--- Start ---

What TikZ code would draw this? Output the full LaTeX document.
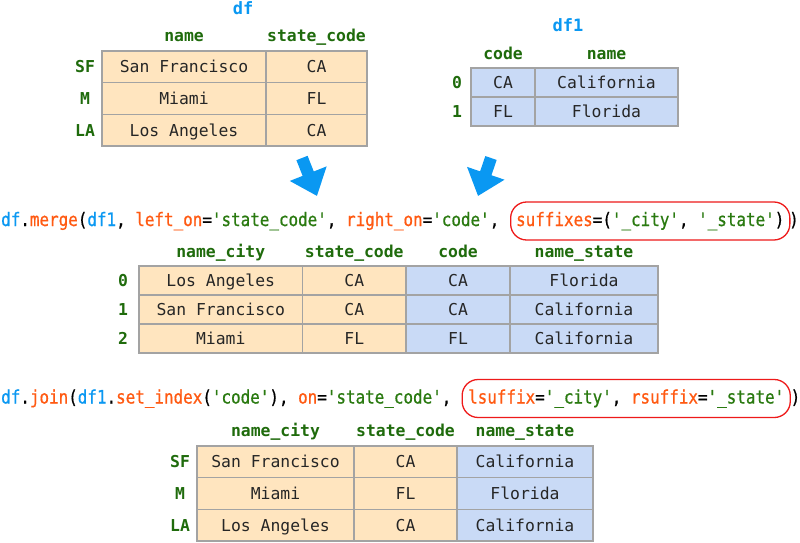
\documentclass[tikz,border=0pt]{standalone}
\usepackage{fontspec}
\usepackage{tikz}
\usetikzlibrary{arrows.meta}
\setmonofont{DejaVu Sans Mono}
\newfontfamily\codefont[FakeStretch=0.86,FakeBold=0.7,Ligatures=TeXOff]{DejaVu Sans Mono}
\definecolor{dfblue}{HTML}{0A98F2}
\definecolor{fnorange}{HTML}{FF5A12}
\definecolor{strgreen}{HTML}{2A7A10}
\definecolor{hdgreen}{HTML}{1F6B0C}
\definecolor{gridgray}{HTML}{A3A3A3}
\definecolor{leftcell}{HTML}{FFE5BF}
\definecolor{rightcell}{HTML}{C9DAF6}
\definecolor{boxred}{HTML}{EE1A1A}
\newcommand{\dfv}[1]{\textcolor{dfblue}{#1}}
\newcommand{\fn}[1]{\textcolor{fnorange}{#1}}
\newcommand{\str}[1]{\textcolor{strgreen}{#1}}

\begin{document}
\begin{tikzpicture}[x=1pt,y=-1pt]
\tikzset{cellL/.style = {draw=gridgray, line width=1.3pt, fill=leftcell, inner sep=0pt, text=black!85,
                         text height=12pt, text depth=0pt,
                         font=\ttfamily\fontsize{16.4}{18}\selectfont},
         cellR/.style = {cellL, fill=rightcell},
         hd/.style = {inner sep=0pt, text height=12pt, text depth=3pt, text=hdgreen,
                      font=\ttfamily\bfseries\fontsize{16.4}{18}\selectfont},
         idx/.style = {hd, text depth=0pt},
         title/.style = {hd, text=dfblue, font=\ttfamily\bfseries\fontsize{17}{19}\selectfont},
         code/.style = {anchor=base west, inner sep=0pt, text height=14pt, text depth=4pt,
                        font=\codefont\fontsize{18.5}{20}\selectfont},
         sfx/.style = {code, draw=boxred, line width=1.3pt, rounded corners=16pt, inner xsep=5.5pt, minimum height=38pt},
         bigarrow/.style = {draw=dfblue, line width=12pt, -{Triangle[length=24pt,width=38pt]}}}

\useasboundingbox[fill=white] (0,0) rectangle (800,543);

% df
\node[title] (df) at (243,10) {df};
\node[hd] (dfHn) at (184,37) {name};
\node[hd] (dfHs) at (316.5,37) {state\_code};
\node[idx] (dfI1) at (85,66.8) {SF};
\node[idx] (dfI2) at (85,98.5) {M};
\node[idx] (dfI3) at (85,130.2) {LA};
\node[cellL, minimum width=164pt, minimum height=31.7pt] (dfA1) at (184,66.8) {San Francisco};
\node[cellL, minimum width=101pt, minimum height=31.7pt] (dfB1) at (316.5,66.8) {CA};
\node[cellL, minimum width=164pt, minimum height=31.7pt] (dfA2) at (184,98.5) {Miami};
\node[cellL, minimum width=101pt, minimum height=31.7pt] (dfB2) at (316.5,98.5) {FL};
\node[cellL, minimum width=164pt, minimum height=31.7pt] (dfA3) at (184,130.2) {Los Angeles};
\node[cellL, minimum width=101pt, minimum height=31.7pt] (dfB3) at (316.5,130.2) {CA};

% df1
\node[title] (df1) at (568,27) {df1};
\node[hd] (dfoHc) at (503,55) {code};
\node[hd] (dfoHn) at (606.5,55) {name};
\node[idx] (dfoI1) at (457,82.5) {0};
\node[idx] (dfoI2) at (457,111.5) {1};
\node[cellR, minimum width=64pt, minimum height=29pt] (dfoA1) at (503,82.5) {CA};
\node[cellR, minimum width=143pt, minimum height=29pt] (dfoB1) at (606.5,82.5) {California};
\node[cellR, minimum width=64pt, minimum height=29pt] (dfoA2) at (503,111.5) {FL};
\node[cellR, minimum width=143pt, minimum height=29pt] (dfoB2) at (606.5,111.5) {Florida};

% arrows
\coordinate (arrLs) at (302,158);
\coordinate (arrLe) at (317,196);
\coordinate (arrRs) at (491,158);
\coordinate (arrRe) at (478,196);
\draw[bigarrow] (arrLs) -- (arrLe);
\draw[bigarrow] (arrRs) -- (arrRe);

% merge
\node[code] (mergeA) at (1,226) {\dfv{df}.\fn{merge}(\dfv{df1}, \fn{left\_on}=\str{'state\_code'}, \fn{right\_on}=\str{'code'},};
\node[sfx] (mergeB) at (510,226) {\fn{suffixes}=(\str{'\_city'}, \str{'\_state'})};
\node[code] (mergeC) at (789,226) {)};

\node[hd] (mHa) at (220.75,253) {name\_city};
\node[hd] (mHb) at (354.25,253) {state\_code};
\node[hd] (mHc) at (458,253) {code};
\node[hd] (mHd) at (584,253) {name\_state};
\node[idx] (mI1) at (123,280.5) {0};
\node[idx] (mI2) at (123,309.5) {1};
\node[idx] (mI3) at (123,338.5) {2};
\node[cellL, minimum width=163.5pt, minimum height=29pt] (mA1) at (220.75,280.5) {Los Angeles};
\node[cellL, minimum width=103.5pt, minimum height=29pt] (mB1) at (354.25,280.5) {CA};
\node[cellR, minimum width=104pt, minimum height=29pt] (mC1) at (458,280.5) {CA};
\node[cellR, minimum width=148pt, minimum height=29pt] (mD1) at (584,280.5) {Florida};
\node[cellL, minimum width=163.5pt, minimum height=29pt] (mA2) at (220.75,309.5) {San Francisco};
\node[cellL, minimum width=103.5pt, minimum height=29pt] (mB2) at (354.25,309.5) {CA};
\node[cellR, minimum width=104pt, minimum height=29pt] (mC2) at (458,309.5) {CA};
\node[cellR, minimum width=148pt, minimum height=29pt] (mD2) at (584,309.5) {California};
\node[cellL, minimum width=163.5pt, minimum height=29pt] (mA3) at (220.75,338.5) {Miami};
\node[cellL, minimum width=103.5pt, minimum height=29pt] (mB3) at (354.25,338.5) {FL};
\node[cellR, minimum width=104pt, minimum height=29pt] (mC3) at (458,338.5) {FL};
\node[cellR, minimum width=148pt, minimum height=29pt] (mD3) at (584,338.5) {California};

% join
\node[code] (joinA) at (1,403.5) {\dfv{df}.\fn{join}(\dfv{df1}.\fn{set\_index}(\str{'code'}), \fn{on}=\str{'state\_code'},};
\node[sfx, inner xsep=6pt] (joinB) at (461.5,403.5) {\fn{lsuffix}=\str{'\_city'}, \fn{rsuffix}=\str{'\_state'}};
\node[code] (joinC) at (790.5,403.5) {)};

\node[hd] (jHa) at (275.5,432) {name\_city};
\node[hd] (jHb) at (405.5,432) {state\_code};
\node[hd] (jHc) at (525,432) {name\_state};
\node[idx] (jI1) at (180,461.8) {SF};
\node[idx] (jI2) at (180,493.5) {M};
\node[idx] (jI3) at (180,525.2) {LA};
\node[cellL, minimum width=157pt, minimum height=31.7pt] (jA1) at (275.5,461.8) {San Francisco};
\node[cellL, minimum width=103pt, minimum height=31.7pt] (jB1) at (405.5,461.8) {CA};
\node[cellR, minimum width=136pt, minimum height=31.7pt] (jC1) at (525,461.8) {California};
\node[cellL, minimum width=157pt, minimum height=31.7pt] (jA2) at (275.5,493.5) {Miami};
\node[cellL, minimum width=103pt, minimum height=31.7pt] (jB2) at (405.5,493.5) {FL};
\node[cellR, minimum width=136pt, minimum height=31.7pt] (jC2) at (525,493.5) {Florida};
\node[cellL, minimum width=157pt, minimum height=31.7pt] (jA3) at (275.5,525.2) {Los Angeles};
\node[cellL, minimum width=103pt, minimum height=31.7pt] (jB3) at (405.5,525.2) {CA};
\node[cellR, minimum width=136pt, minimum height=31.7pt] (jC3) at (525,525.2) {California};

\end{tikzpicture}
\end{document}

--- End ---

AIM -
Copy the whole of the material above exactly, but not its images.

OUTPUT FOR THIS EXERCISE -
What TikZ code would draw this? Output the full LaTeX document.
\documentclass[tikz,border=0pt]{standalone}
\usepackage{fontspec}
\usepackage{tikz}
\usetikzlibrary{arrows.meta}
\setmonofont{DejaVu Sans Mono}
\newfontfamily\codefont[FakeStretch=0.86,FakeBold=0.7,Ligatures=TeXOff]{DejaVu Sans Mono}
\definecolor{dfblue}{HTML}{0A98F2}
\definecolor{fnorange}{HTML}{FF5A12}
\definecolor{strgreen}{HTML}{2A7A10}
\definecolor{hdgreen}{HTML}{1F6B0C}
\definecolor{gridgray}{HTML}{A3A3A3}
\definecolor{leftcell}{HTML}{FFE5BF}
\definecolor{rightcell}{HTML}{C9DAF6}
\definecolor{boxred}{HTML}{EE1A1A}
\newcommand{\dfv}[1]{\textcolor{dfblue}{#1}}
\newcommand{\fn}[1]{\textcolor{fnorange}{#1}}
\newcommand{\str}[1]{\textcolor{strgreen}{#1}}

\begin{document}
\begin{tikzpicture}[x=1pt,y=-1pt]
\tikzset{cellL/.style = {draw=gridgray, line width=1.3pt, fill=leftcell, inner sep=0pt, text=black!85,
                         text height=12pt, text depth=0pt,
                         font=\ttfamily\fontsize{16.4}{18}\selectfont},
         cellR/.style = {cellL, fill=rightcell},
         hd/.style = {inner sep=0pt, text height=12pt, text depth=3pt, text=hdgreen,
                      font=\ttfamily\bfseries\fontsize{16.4}{18}\selectfont},
         idx/.style = {hd, text depth=0pt},
         title/.style = {hd, text=dfblue, font=\ttfamily\bfseries\fontsize{17}{19}\selectfont},
         code/.style = {anchor=base west, inner sep=0pt, text height=14pt, text depth=4pt,
                        font=\codefont\fontsize{18.5}{20}\selectfont},
         sfx/.style = {code, draw=boxred, line width=1.3pt, rounded corners=16pt, inner xsep=5.5pt, minimum height=38pt},
         bigarrow/.style = {draw=dfblue, line width=12pt, -{Triangle[length=24pt,width=38pt]}}}

\useasboundingbox[fill=white] (0,0) rectangle (800,543);

% df
\node[title] (df) at (243,10) {df};
\node[hd] (dfHn) at (184,37) {name};
\node[hd] (dfHs) at (316.5,37) {state\_code};
\node[idx] (dfI1) at (85,66.8) {SF};
\node[idx] (dfI2) at (85,98.5) {M};
\node[idx] (dfI3) at (85,130.2) {LA};
\node[cellL, minimum width=164pt, minimum height=31.7pt] (dfA1) at (184,66.8) {San Francisco};
\node[cellL, minimum width=101pt, minimum height=31.7pt] (dfB1) at (316.5,66.8) {CA};
\node[cellL, minimum width=164pt, minimum height=31.7pt] (dfA2) at (184,98.5) {Miami};
\node[cellL, minimum width=101pt, minimum height=31.7pt] (dfB2) at (316.5,98.5) {FL};
\node[cellL, minimum width=164pt, minimum height=31.7pt] (dfA3) at (184,130.2) {Los Angeles};
\node[cellL, minimum width=101pt, minimum height=31.7pt] (dfB3) at (316.5,130.2) {CA};

% df1
\node[title] (df1) at (568,27) {df1};
\node[hd] (dfoHc) at (503,55) {code};
\node[hd] (dfoHn) at (606.5,55) {name};
\node[idx] (dfoI1) at (457,82.5) {0};
\node[idx] (dfoI2) at (457,111.5) {1};
\node[cellR, minimum width=64pt, minimum height=29pt] (dfoA1) at (503,82.5) {CA};
\node[cellR, minimum width=143pt, minimum height=29pt] (dfoB1) at (606.5,82.5) {California};
\node[cellR, minimum width=64pt, minimum height=29pt] (dfoA2) at (503,111.5) {FL};
\node[cellR, minimum width=143pt, minimum height=29pt] (dfoB2) at (606.5,111.5) {Florida};

% arrows
\coordinate (arrLs) at (302,158);
\coordinate (arrLe) at (317,196);
\coordinate (arrRs) at (491,158);
\coordinate (arrRe) at (478,196);
\draw[bigarrow] (arrLs) -- (arrLe);
\draw[bigarrow] (arrRs) -- (arrRe);

% merge
\node[code] (mergeA) at (1,226) {\dfv{df}.\fn{merge}(\dfv{df1}, \fn{left\_on}=\str{'state\_code'}, \fn{right\_on}=\str{'code'},};
\node[sfx] (mergeB) at (510,226) {\fn{suffixes}=(\str{'\_city'}, \str{'\_state'})};
\node[code] (mergeC) at (789,226) {)};

\node[hd] (mHa) at (220.75,253) {name\_city};
\node[hd] (mHb) at (354.25,253) {state\_code};
\node[hd] (mHc) at (458,253) {code};
\node[hd] (mHd) at (584,253) {name\_state};
\node[idx] (mI1) at (123,280.5) {0};
\node[idx] (mI2) at (123,309.5) {1};
\node[idx] (mI3) at (123,338.5) {2};
\node[cellL, minimum width=163.5pt, minimum height=29pt] (mA1) at (220.75,280.5) {Los Angeles};
\node[cellL, minimum width=103.5pt, minimum height=29pt] (mB1) at (354.25,280.5) {CA};
\node[cellR, minimum width=104pt, minimum height=29pt] (mC1) at (458,280.5) {CA};
\node[cellR, minimum width=148pt, minimum height=29pt] (mD1) at (584,280.5) {Florida};
\node[cellL, minimum width=163.5pt, minimum height=29pt] (mA2) at (220.75,309.5) {San Francisco};
\node[cellL, minimum width=103.5pt, minimum height=29pt] (mB2) at (354.25,309.5) {CA};
\node[cellR, minimum width=104pt, minimum height=29pt] (mC2) at (458,309.5) {CA};
\node[cellR, minimum width=148pt, minimum height=29pt] (mD2) at (584,309.5) {California};
\node[cellL, minimum width=163.5pt, minimum height=29pt] (mA3) at (220.75,338.5) {Miami};
\node[cellL, minimum width=103.5pt, minimum height=29pt] (mB3) at (354.25,338.5) {FL};
\node[cellR, minimum width=104pt, minimum height=29pt] (mC3) at (458,338.5) {FL};
\node[cellR, minimum width=148pt, minimum height=29pt] (mD3) at (584,338.5) {California};

% join
\node[code] (joinA) at (1,403.5) {\dfv{df}.\fn{join}(\dfv{df1}.\fn{set\_index}(\str{'code'}), \fn{on}=\str{'state\_code'},};
\node[sfx, inner xsep=6pt] (joinB) at (461.5,403.5) {\fn{lsuffix}=\str{'\_city'}, \fn{rsuffix}=\str{'\_state'}};
\node[code] (joinC) at (790.5,403.5) {)};

\node[hd] (jHa) at (275.5,432) {name\_city};
\node[hd] (jHb) at (405.5,432) {state\_code};
\node[hd] (jHc) at (525,432) {name\_state};
\node[idx] (jI1) at (180,461.8) {SF};
\node[idx] (jI2) at (180,493.5) {M};
\node[idx] (jI3) at (180,525.2) {LA};
\node[cellL, minimum width=157pt, minimum height=31.7pt] (jA1) at (275.5,461.8) {San Francisco};
\node[cellL, minimum width=103pt, minimum height=31.7pt] (jB1) at (405.5,461.8) {CA};
\node[cellR, minimum width=136pt, minimum height=31.7pt] (jC1) at (525,461.8) {California};
\node[cellL, minimum width=157pt, minimum height=31.7pt] (jA2) at (275.5,493.5) {Miami};
\node[cellL, minimum width=103pt, minimum height=31.7pt] (jB2) at (405.5,493.5) {FL};
\node[cellR, minimum width=136pt, minimum height=31.7pt] (jC2) at (525,493.5) {Florida};
\node[cellL, minimum width=157pt, minimum height=31.7pt] (jA3) at (275.5,525.2) {Los Angeles};
\node[cellL, minimum width=103pt, minimum height=31.7pt] (jB3) at (405.5,525.2) {CA};
\node[cellR, minimum width=136pt, minimum height=31.7pt] (jC3) at (525,525.2) {California};

\end{tikzpicture}
\end{document}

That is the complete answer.